Single Audit Data Sources - 18F/FAC-Distiller GitHub Wiki

Single Audit Data Sources

Two data sources are used by the Federal Audit Clearinghouse Distiller. To provide cross-database compatibility, loaders for each data source normalize the data as native Python objects and feed it through the Django ORM.

Assistance listings from sam.gov

Well-formed CSV for CFDA listings are available for download here:

https://beta.sam.gov/data-services?domain=Assistance%20Listings%2Fdatagov

To load this data into the Distiller database, run:

pipenv run python manage.py load_assistance_listings

See implementation here.

Federal Audit Clearinghouse CSVs

There are individual downloads for each fiscal year back to 1997, and a single "all years" download.
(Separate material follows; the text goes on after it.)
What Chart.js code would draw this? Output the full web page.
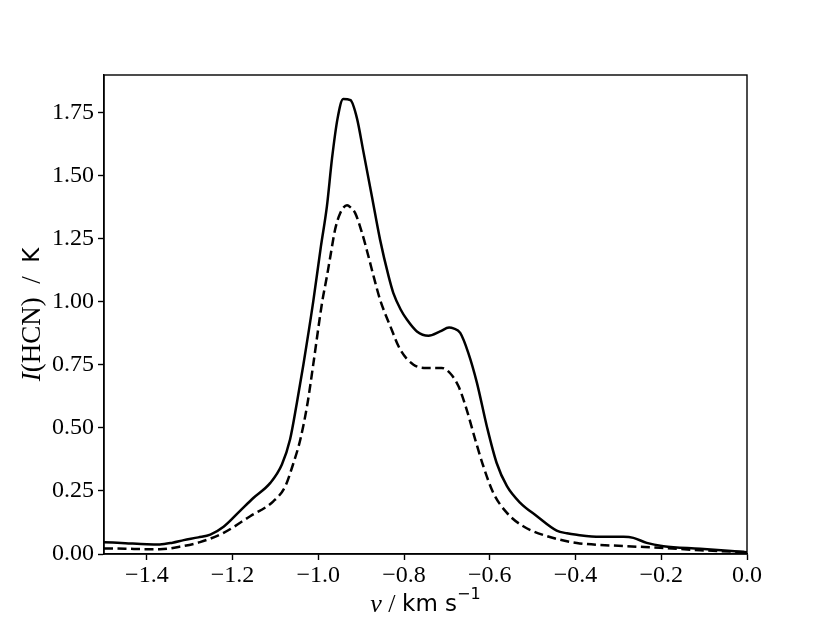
<!DOCTYPE html>
<html>
<head>
<meta charset="utf-8">
<script src="https://cdn.jsdelivr.net/npm/chart.js@4"></script>
<style>
  body { margin: 0; background: #fff; }
  #wrap { width: 830px; height: 623px; }
</style>
</head>
<body>
<div id="wrap"><canvas id="myChart" width="830" height="623"></canvas></div>
<script>
// velocity (km/s) and intensity (K)
const velSolid = [-1.50, -1.45, -1.40, -1.37, -1.34, -1.314, -1.28, -1.252, -1.221, -1.182, -1.151, -1.112, -1.085, -1.066, -1.05, -1.035, -1.012, -0.994, -0.980, -0.968, -0.955, -0.942, -0.925, -0.910, -0.895, -0.875, -0.856, -0.836, -0.825, -0.808, -0.793, -0.770, -0.743, -0.716, -0.695, -0.685, -0.669, -0.650, -0.630, -0.607, -0.584, -0.560, -0.529, -0.490, -0.444, -0.420, -0.397, -0.343, -0.288, -0.265, -0.234, -0.195, -0.109, 0.000];
const intSolid = [0.047, 0.043, 0.039, 0.038, 0.045, 0.055, 0.066, 0.077, 0.108, 0.172, 0.223, 0.282, 0.355, 0.454, 0.60, 0.75, 1.00, 1.22, 1.379, 1.570, 1.729, 1.805, 1.800, 1.729, 1.597, 1.418, 1.247, 1.101, 1.035, 0.970, 0.929, 0.883, 0.866, 0.883, 0.898, 0.895, 0.877, 0.797, 0.679, 0.507, 0.361, 0.269, 0.203, 0.150, 0.093, 0.082, 0.076, 0.068, 0.068, 0.064, 0.044, 0.031, 0.021, 0.007];

const velDashed = [-1.50, -1.45, -1.40, -1.37, -1.32, -1.276, -1.221, -1.159, -1.105, -1.077, -1.058, -1.042, -1.025, -1.012, -0.991, -0.980, -0.972, -0.961, -0.949, -0.933, -0.925, -0.914, -0.898, -0.883, -0.871, -0.856, -0.832, -0.809, -0.778, -0.747, -0.712, -0.693, -0.673, -0.654, -0.634, -0.615, -0.592, -0.560, -0.522, -0.467, -0.397, -0.280, -0.203, -0.109, 0.000];
const intDashed = [0.022, 0.021, 0.019, 0.019, 0.030, 0.047, 0.084, 0.150, 0.209, 0.269, 0.361, 0.454, 0.60, 0.75, 1.00, 1.101, 1.180, 1.286, 1.352, 1.383, 1.375, 1.352, 1.273, 1.180, 1.101, 1.009, 0.903, 0.811, 0.751, 0.738, 0.738, 0.718, 0.665, 0.573, 0.454, 0.348, 0.243, 0.163, 0.110, 0.071, 0.044, 0.031, 0.025, 0.015, 0.007];

const xTicks = [-1.4, -1.2, -1.0, -0.8, -0.6, -0.4, -0.2, 0.0];
const yTicks = [0.00, 0.25, 0.50, 0.75, 1.00, 1.25, 1.50, 1.75];

const serif = '"Liberation Serif", "DejaVu Serif", serif';
const sans = '"DejaVu Sans", "Liberation Sans", sans-serif';

function toPoints(xs, ys) {
  return xs.map((x, i) => ({ x: x, y: ys[i] }));
}

// frame round the plot area + axis titles in mixed fonts
const framePlugin = {
  id: 'frame',
  afterDraw(chart) {
    const ctx = chart.ctx;
    const a = chart.chartArea;
    ctx.save();
    ctx.strokeStyle = '#000';
    ctx.lineWidth = 1.4;
    ctx.strokeRect(a.left, a.top, a.right - a.left, a.bottom - a.top);

    // x title: v / km s^-1
    const xParts = [
      { t: 'v', f: 'italic 26px ' + serif },
      { t: ' / ', f: '26px ' + serif },
      { t: 'km s', f: '23px ' + sans },
      { t: '\u22121', f: '16px ' + sans, up: 10 }
    ];
    drawParts(ctx, xParts, (a.left + a.right) / 2, 605);

    // y title: I(HCN) / K, rotated
    ctx.translate(33, (a.top + a.bottom) / 2);
    ctx.rotate(-Math.PI / 2);
    const yParts = [
      { t: 'I', f: 'italic 27px ' + serif },
      { t: '(HCN)  /  ', f: '27px ' + serif },
      { t: 'K', f: '23px ' + sans }
    ];
    drawParts(ctx, yParts, 0, 0);
    ctx.restore();
  }
};

function drawParts(ctx, parts, cx, cy) {
  let w = 0;
  parts.forEach(p => { ctx.font = p.f; p.w = ctx.measureText(p.t).width; w += p.w; });
  let x = cx - w / 2;
  ctx.fillStyle = '#000';
  ctx.textBaseline = 'middle';
  ctx.textAlign = 'left';
  parts.forEach(p => {
    ctx.font = p.f;
    ctx.fillText(p.t, x, cy - (p.up || 0));
    x += p.w;
  });
}

const config = {
  type: 'line',
  data: {
    datasets: [{
      data: toPoints(velSolid, intSolid),
      borderColor: '#000',
      borderWidth: 2.5,
      pointRadius: 0,
      cubicInterpolationMode: 'monotone'
    }, {
      data: toPoints(velDashed, intDashed),
      borderColor: '#000',
      borderWidth: 2.5,
      borderDash: [9, 4.5],
      pointRadius: 0,
      cubicInterpolationMode: 'monotone'
    }]
  },
  options: {
    responsive: false,
    animation: false,
    layout: { padding: { left: 0, right: 83, top: 75, bottom: 0 } },
    plugins: { legend: { display: false }, tooltip: { enabled: false } },
    scales: {
      x: {
        type: 'linear',
        min: -1.5,
        max: 0.0,
        afterFit(s) { s.height = 69; },
        afterBuildTicks(s) { s.ticks = xTicks.map(v => ({ value: v })); },
        grid: { drawOnChartArea: false, drawTicks: true, tickLength: 6, tickWidth: 1.4, tickColor: '#000' },
        border: { display: true, color: '#000', width: 1.4 },
        ticks: {
          color: '#000',
          padding: 1,
          maxRotation: 0,
          font: { family: serif, size: 24 },
          callback: v => (v < 0 ? '\u2212' : '') + Math.abs(v).toFixed(1)
        }
      },
      y: {
        min: 0,
        max: 1.9,
        afterFit(s) { s.width = 104; },
        afterBuildTicks(s) { s.ticks = yTicks.map(v => ({ value: v })); },
        grid: { drawOnChartArea: false, drawTicks: true, tickLength: 6, tickWidth: 1.4, tickColor: '#000' },
        border: { display: true, color: '#000', width: 1.4 },
        ticks: {
          color: '#000',
          padding: 4,
          font: { family: serif, size: 24 },
          callback: v => v.toFixed(2)
        }
      }
    }
  },
  plugins: [framePlugin]
};

var myChart = new Chart(document.getElementById('myChart'), config);
</script>
</body>
</html>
Table dumps are available here:

https://harvester.census.gov/facdissem/PublicDataDownloads.aspx

To import:

pipenv run python manage.py load_single_audit_db --all
pipenv run python manage.py load_single_audit_db --audit
pipenv run python manage.py load_single_audit_db --cfda
pipenv run python manage.py load_single_audit_db --finding
pipenv run python manage.py load_single_audit_db --findingtext

These fixedwidth CSVs are of unreliable quality for importing. See here for implementation.

  1. Some tables have inconsistent numbers of columns per row in the same source file.
  2. The schema changed from year to year, and the "all years" download appears to mix different formatted rows into one file.
  3. Header counts don't always match up with column counts
  4. Free-form text is not escaped

The escaping of multi-line text in the findingstext table necessitated usage of a procedural file reader, rather than a CSV parser. See parse_findings_text_csv() in the implementation.